A Protestant Considers the Catholic Magisterium

NOSE AGAINST THE WINDOWPANE

By David Hartman | September 1989
The Rev. David Hartman is the Minister of the Olive Branch Christian Church (Disciples of Christ) in Norge, Virginia.

“The Church of Jesus Christ upon earth is es­sentially, intentionally, and constitutionally One.” This bold declaration was made not by a Catholic — in which case it would be unexceptional — but by Thomas Campbell, a minister of the Old Light Anti-Burgher Seceder Presbyterian Church. In 1809 Campbell left his richly titled denomination behind to begin a movement that he thought would unify the broken and dismembered Body of Christ. His legacy is the Christian Church (Disciples of Christ), a Protestant denomination of which I am a minister. His legacy is also the Churches of Christ — not to mention the Christian Churches and the Church­es of Christ of North America, also known among those of us in the Campbellite tradition as the In­dependents. So much for Campbell’s contribution to the unity of the Church.

I confess: I envy those of you readers who are Catholics. You seem to have learned one of the great secrets in life, which is how to make a wheel for the long haul, and not feel compelled to rein­vent some 28,000 of them, which, according to the Oxford Encyclopedia of World Christianity, is how many identifiable Protestant denominations and sects have been established since Martin Luther wasted a good nail posting his 95 theses on the door of the Wittenburg Chapel. What you have go­ing for you, among many other things, is your Mag­isterium — your Church’s teaching authority — and I don’t think that all of you appreciate it as much as you should. So allow me, a Protestant with his nose pressed up against the Catholic windowpane, to tell you about the party you’ve got going on in­side. Maybe I’ll make you feel better about being a Catholic, in the same way that Hans Küng, God bless his heart, has tried to make me feel better about being a Protestant.

It was the personal conviction of the well-in­tentioned Thomas Campbell that the dismembered Body of Christ could be brought together if all hu­man-made and divisive creeds were discarded and the New Testament adopted as the sole authority of the Church. “No creed but Christ” became the rallying cry of the Campbellite movement. The problem, as John Leith notes in Creeds of the Churches, is that

Christianity has always been a “creedal” religion in that it has always been theo­logical…involving men in theological reflection and calling them to declara­tions of faith. A nontheological Christi­anity has simply never endured, although such has been attempted…. In the long run, organizational necessities demon­strate the need for creeds, and organiza­tional integrity requires some kind of creedal subscription.

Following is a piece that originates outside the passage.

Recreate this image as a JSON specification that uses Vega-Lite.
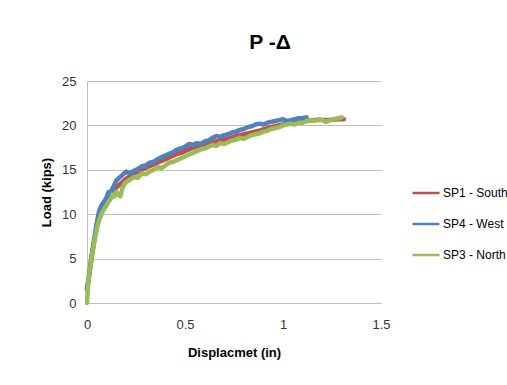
{
  "$schema": "https://vega.github.io/schema/vega-lite/v6.json",
  "autosize": "none",
  "width": 294,
  "height": 222,
  "padding": {"left": 87, "top": 81, "right": 126, "bottom": 82},
  "background": "white",
  "title": {
    "text": "P -Δ",
    "font": "Liberation Sans",
    "fontSize": 21,
    "fontWeight": "bold",
    "color": "#000000",
    "anchor": "middle",
    "dx": 36,
    "offset": 22
  },
  "config": {
    "view": {"stroke": null},
    "font": "Liberation Sans"
  },
  "data": {
    "values": [
      {"s":"SP1 - South","x":0,"y":1.5},{"s":"SP1 - South","x":0.01,"y":3},{"s":"SP1 - South","x":0.02,"y":4.8},{"s":"SP1 - South","x":0.03,"y":6.3},{"s":"SP1 - South","x":0.04,"y":7.6},{"s":"SP1 - South","x":0.05,"y":8.8},{"s":"SP1 - South","x":0.06,"y":9.8},{"s":"SP1 - South","x":0.07,"y":10.4},{"s":"SP1 - South","x":0.08,"y":10.9},{"s":"SP1 - South","x":0.09,"y":11.3},{"s":"SP1 - South","x":0.1,"y":11.6},{"s":"SP1 - South","x":0.12,"y":12.2},{"s":"SP1 - South","x":0.14,"y":12.8},{"s":"SP1 - South","x":0.16,"y":13.2},{"s":"SP1 - South","x":0.18,"y":13.6},{"s":"SP1 - South","x":0.2,"y":14.0},{"s":"SP1 - South","x":0.22,"y":14.3},{"s":"SP1 - South","x":0.24,"y":14.6},{"s":"SP1 - South","x":0.26,"y":14.8},{"s":"SP1 - South","x":0.28,"y":15.0},{"s":"SP1 - South","x":0.3,"y":15.2},{"s":"SP1 - South","x":0.32,"y":15.4},{"s":"SP1 - South","x":0.34,"y":15.6},{"s":"SP1 - South","x":0.36,"y":15.8},{"s":"SP1 - South","x":0.38,"y":16.0},{"s":"SP1 - South","x":0.4,"y":16.2},{"s":"SP1 - South","x":0.42,"y":16.4},{"s":"SP1 - South","x":0.44,"y":16.6},{"s":"SP1 - South","x":0.46,"y":16.8},{"s":"SP1 - South","x":0.48,"y":16.9},{"s":"SP1 - South","x":0.5,"y":17.1},{"s":"SP1 - South","x":0.52,"y":17.3},{"s":"SP1 - South","x":0.54,"y":17.5},{"s":"SP1 - South","x":0.56,"y":17.6},{"s":"SP1 - South","x":0.58,"y":17.7},{"s":"SP1 - South","x":0.6,"y":17.9},{"s":"SP1 - South","x":0.64,"y":18.1},{"s":"SP1 - South","x":0.68,"y":18.3},{"s":"SP1 - South","x":0.72,"y":18.5},{"s":"SP1 - South","x":0.76,"y":18.8},{"s":"SP1 - South","x":0.8,"y":19.0},{"s":"SP1 - South","x":0.84,"y":19.2},{"s":"SP1 - South","x":0.88,"y":19.4},{"s":"SP1 - South","x":0.92,"y":19.7},{"s":"SP1 - South","x":0.96,"y":19.9},{"s":"SP1 - South","x":1.0,"y":20.1},{"s":"SP1 - South","x":1.04,"y":20.3},{"s":"SP1 - South","x":1.08,"y":20.4},{"s":"SP1 - South","x":1.12,"y":20.5},{"s":"SP1 - South","x":1.16,"y":20.6},{"s":"SP1 - South","x":1.2,"y":20.6},{"s":"SP1 - South","x":1.24,"y":20.6},{"s":"SP1 - South","x":1.28,"y":20.7},{"s":"SP1 - South","x":1.31,"y":20.7},
      {"s":"SP4 - West","x":0,"y":1.5},{"s":"SP4 - West","x":0.01,"y":3},{"s":"SP4 - West","x":0.02,"y":4.5},{"s":"SP4 - West","x":0.03,"y":6},{"s":"SP4 - West","x":0.04,"y":7.5},{"s":"SP4 - West","x":0.05,"y":9},{"s":"SP4 - West","x":0.06,"y":10.2},{"s":"SP4 - West","x":0.07,"y":10.8},{"s":"SP4 - West","x":0.08,"y":11.2},{"s":"SP4 - West","x":0.09,"y":11.5},{"s":"SP4 - West","x":0.1,"y":11.9},{"s":"SP4 - West","x":0.11,"y":12.5},{"s":"SP4 - West","x":0.12,"y":12.4},{"s":"SP4 - West","x":0.13,"y":12.9},{"s":"SP4 - West","x":0.14,"y":13.3},{"s":"SP4 - West","x":0.15,"y":13.8},{"s":"SP4 - West","x":0.16,"y":14.0},{"s":"SP4 - West","x":0.18,"y":14.4},{"s":"SP4 - West","x":0.2,"y":14.8},{"s":"SP4 - West","x":0.22,"y":14.6},{"s":"SP4 - West","x":0.24,"y":14.9},{"s":"SP4 - West","x":0.26,"y":15.1},{"s":"SP4 - West","x":0.28,"y":15.4},{"s":"SP4 - West","x":0.3,"y":15.5},{"s":"SP4 - West","x":0.32,"y":15.8},{"s":"SP4 - West","x":0.34,"y":15.9},{"s":"SP4 - West","x":0.36,"y":16.2},{"s":"SP4 - West","x":0.38,"y":16.4},{"s":"SP4 - West","x":0.4,"y":16.6},{"s":"SP4 - West","x":0.42,"y":16.8},{"s":"SP4 - West","x":0.44,"y":17.0},{"s":"SP4 - West","x":0.46,"y":17.3},{"s":"SP4 - West","x":0.48,"y":17.4},{"s":"SP4 - West","x":0.5,"y":17.6},{"s":"SP4 - West","x":0.52,"y":17.9},{"s":"SP4 - West","x":0.54,"y":17.8},{"s":"SP4 - West","x":0.56,"y":18.0},{"s":"SP4 - West","x":0.58,"y":17.9},{"s":"SP4 - West","x":0.6,"y":18.2},{"s":"SP4 - West","x":0.62,"y":18.3},{"s":"SP4 - West","x":0.64,"y":18.6},{"s":"SP4 - West","x":0.66,"y":18.8},{"s":"SP4 - West","x":0.68,"y":18.7},{"s":"SP4 - West","x":0.7,"y":18.9},{"s":"SP4 - West","x":0.72,"y":19.0},{"s":"SP4 - West","x":0.74,"y":19.2},{"s":"SP4 - West","x":0.76,"y":19.3},{"s":"SP4 - West","x":0.78,"y":19.5},{"s":"SP4 - West","x":0.8,"y":19.6},{"s":"SP4 - West","x":0.82,"y":19.8},{"s":"SP4 - West","x":0.84,"y":19.9},{"s":"SP4 - West","x":0.86,"y":20.1},{"s":"SP4 - West","x":0.88,"y":20.2},{"s":"SP4 - West","x":0.9,"y":20.1},{"s":"SP4 - West","x":0.92,"y":20.3},{"s":"SP4 - West","x":0.94,"y":20.4},{"s":"SP4 - West","x":0.96,"y":20.5},{"s":"SP4 - West","x":0.98,"y":20.6},{"s":"SP4 - West","x":1.0,"y":20.7},{"s":"SP4 - West","x":1.02,"y":20.5},{"s":"SP4 - West","x":1.04,"y":20.6},{"s":"SP4 - West","x":1.06,"y":20.7},{"s":"SP4 - West","x":1.08,"y":20.8},{"s":"SP4 - West","x":1.1,"y":20.8},{"s":"SP4 - West","x":1.12,"y":20.9},
      {"s":"SP3 - North","x":0,"y":0},{"s":"SP3 - North","x":0.005,"y":2},{"s":"SP3 - North","x":0.01,"y":3},{"s":"SP3 - North","x":0.02,"y":4.5},{"s":"SP3 - North","x":0.03,"y":6},{"s":"SP3 - North","x":0.04,"y":7.2},{"s":"SP3 - North","x":0.05,"y":8.3},{"s":"SP3 - North","x":0.06,"y":9.2},{"s":"SP3 - North","x":0.07,"y":9.8},{"s":"SP3 - North","x":0.08,"y":10.3},{"s":"SP3 - North","x":0.09,"y":10.7},{"s":"SP3 - North","x":0.1,"y":11.0},{"s":"SP3 - North","x":0.11,"y":11.4},{"s":"SP3 - North","x":0.12,"y":11.7},{"s":"SP3 - North","x":0.13,"y":12.2},{"s":"SP3 - North","x":0.14,"y":12.0},{"s":"SP3 - North","x":0.15,"y":12.5},{"s":"SP3 - North","x":0.16,"y":12.2},{"s":"SP3 - North","x":0.17,"y":12.0},{"s":"SP3 - North","x":0.18,"y":12.9},{"s":"SP3 - North","x":0.19,"y":13.4},{"s":"SP3 - North","x":0.2,"y":13.6},{"s":"SP3 - North","x":0.22,"y":13.9},{"s":"SP3 - North","x":0.24,"y":14.2},{"s":"SP3 - North","x":0.26,"y":14.1},{"s":"SP3 - North","x":0.28,"y":14.6},{"s":"SP3 - North","x":0.3,"y":14.5},{"s":"SP3 - North","x":0.32,"y":14.8},{"s":"SP3 - North","x":0.34,"y":15.0},{"s":"SP3 - North","x":0.36,"y":15.3},{"s":"SP3 - North","x":0.38,"y":15.2},{"s":"SP3 - North","x":0.4,"y":15.5},{"s":"SP3 - North","x":0.42,"y":15.8},{"s":"SP3 - North","x":0.44,"y":15.9},{"s":"SP3 - North","x":0.46,"y":16.1},{"s":"SP3 - North","x":0.48,"y":16.3},{"s":"SP3 - North","x":0.5,"y":16.5},{"s":"SP3 - North","x":0.52,"y":16.7},{"s":"SP3 - North","x":0.54,"y":16.9},{"s":"SP3 - North","x":0.56,"y":17.1},{"s":"SP3 - North","x":0.58,"y":17.3},{"s":"SP3 - North","x":0.6,"y":17.4},{"s":"SP3 - North","x":0.62,"y":17.6},{"s":"SP3 - North","x":0.64,"y":17.8},{"s":"SP3 - North","x":0.66,"y":17.7},{"s":"SP3 - North","x":0.68,"y":18.0},{"s":"SP3 - North","x":0.7,"y":17.9},{"s":"SP3 - North","x":0.72,"y":18.1},{"s":"SP3 - North","x":0.74,"y":18.3},{"s":"SP3 - North","x":0.76,"y":18.4},{"s":"SP3 - North","x":0.78,"y":18.6},{"s":"SP3 - North","x":0.8,"y":18.5},{"s":"SP3 - North","x":0.82,"y":18.7},{"s":"SP3 - North","x":0.84,"y":18.9},{"s":"SP3 - North","x":0.86,"y":19.0},{"s":"SP3 - North","x":0.88,"y":19.1},{"s":"SP3 - North","x":0.9,"y":19.3},{"s":"SP3 - North","x":0.92,"y":19.4},{"s":"SP3 - North","x":0.94,"y":19.6},{"s":"SP3 - North","x":0.96,"y":19.7},{"s":"SP3 - North","x":0.98,"y":19.8},{"s":"SP3 - North","x":1.0,"y":20.0},{"s":"SP3 - North","x":1.02,"y":20.1},{"s":"SP3 - North","x":1.04,"y":20.2},{"s":"SP3 - North","x":1.06,"y":20.1},{"s":"SP3 - North","x":1.08,"y":20.3},{"s":"SP3 - North","x":1.1,"y":20.3},{"s":"SP3 - North","x":1.12,"y":20.5},{"s":"SP3 - North","x":1.14,"y":20.6},{"s":"SP3 - North","x":1.16,"y":20.5},{"s":"SP3 - North","x":1.18,"y":20.7},{"s":"SP3 - North","x":1.2,"y":20.6},{"s":"SP3 - North","x":1.22,"y":20.4},{"s":"SP3 - North","x":1.24,"y":20.6},{"s":"SP3 - North","x":1.26,"y":20.7},{"s":"SP3 - North","x":1.28,"y":20.8},{"s":"SP3 - North","x":1.3,"y":20.9}
    ]
  },
  "mark": {"type": "line", "strokeWidth": 4.5, "strokeJoin": "round", "strokeCap": "round"},
  "encoding": {
    "x": {
      "field": "x", "type": "quantitative",
      "scale": {"domain": [0, 1.5], "nice": false},
      "axis": {
        "title": "Displacmet (in)",
        "values": [0, 0.5, 1, 1.5],
        "format": "~g",
        "grid": false, "ticks": false,
        "domainColor": "#BFBFBF", "domainWidth": 1,
        "labelFontSize": 13, "labelColor": "#333333", "labelPadding": 15,
        "labelFont": "Liberation Sans", "labelFlush": false,
        "titleFont": "Liberation Sans", "titleFontSize": 13, "titleFontWeight": "bold", "titleColor": "#000000", "titlePadding": 15
      }
    },
    "y": {
      "field": "y", "type": "quantitative",
      "scale": {"domain": [0, 25], "nice": false},
      "axis": {
        "title": "Load (kips)",
        "values": [0, 5, 10, 15, 20, 25],
        "grid": true, "gridColor": "#BFBFBF", "gridWidth": 1,
        "ticks": false,
        "domainColor": "#BFBFBF", "domainWidth": 1,
        "labelFontSize": 13, "labelColor": "#333333", "labelPadding": 11,
        "labelFont": "Liberation Sans",
        "titleFont": "Liberation Sans", "titleFontSize": 13, "titleFontWeight": "bold", "titleColor": "#000000", "titlePadding": 8
      }
    },
    "color": {
      "field": "s", "type": "nominal",
      "scale": {"domain": ["SP1 - South", "SP4 - West", "SP3 - North"], "range": ["#C0504D", "#4F81BD", "#9BBB59"]},
      "legend": {
        "title": null,
        "orient": "none",
        "legendX": 324,
        "legendY": 97,
        "symbolType": "stroke",
        "symbolSize": 729,
        "symbolStrokeWidth": 2.5,
        "labelFontSize": 12,
        "labelFont": "Liberation Sans",
        "labelColor": "#000000",
        "labelOffset": 2,
        "labelLimit": 80,
        "rowPadding": 10
      }
    },
    "order": {"value": 0}
  }
}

Another failing was that Campbell, like most Protestants, made the Bible, particularly the New Testament, the sole source of Christian authority. Sola scriptura is a fine principle if the Scriptures are simply and certifiably the textus receptus of the Holy Spirit and if the answers therein exhaust all the possible questions. But the New Testament, splendid and inspired though it is, does not answer all questions. It bears remembering that the Church predates the New Testament, and that the New Testament itself is a product of the Church. When the Holy Spirit fell upon the Apostles at Pentecost, the purpose was to give birth to the Church, not to deliver a manuscript. It was the Church that took on the task of establishing the New Testament can­on; the Church that, among all the multiplicity of documents available, separated the inspired wheat from the uninspired chaff; the Church that had the obligation to proclaim that which was true about the Jesus Christ of history and reject or correct that which was not.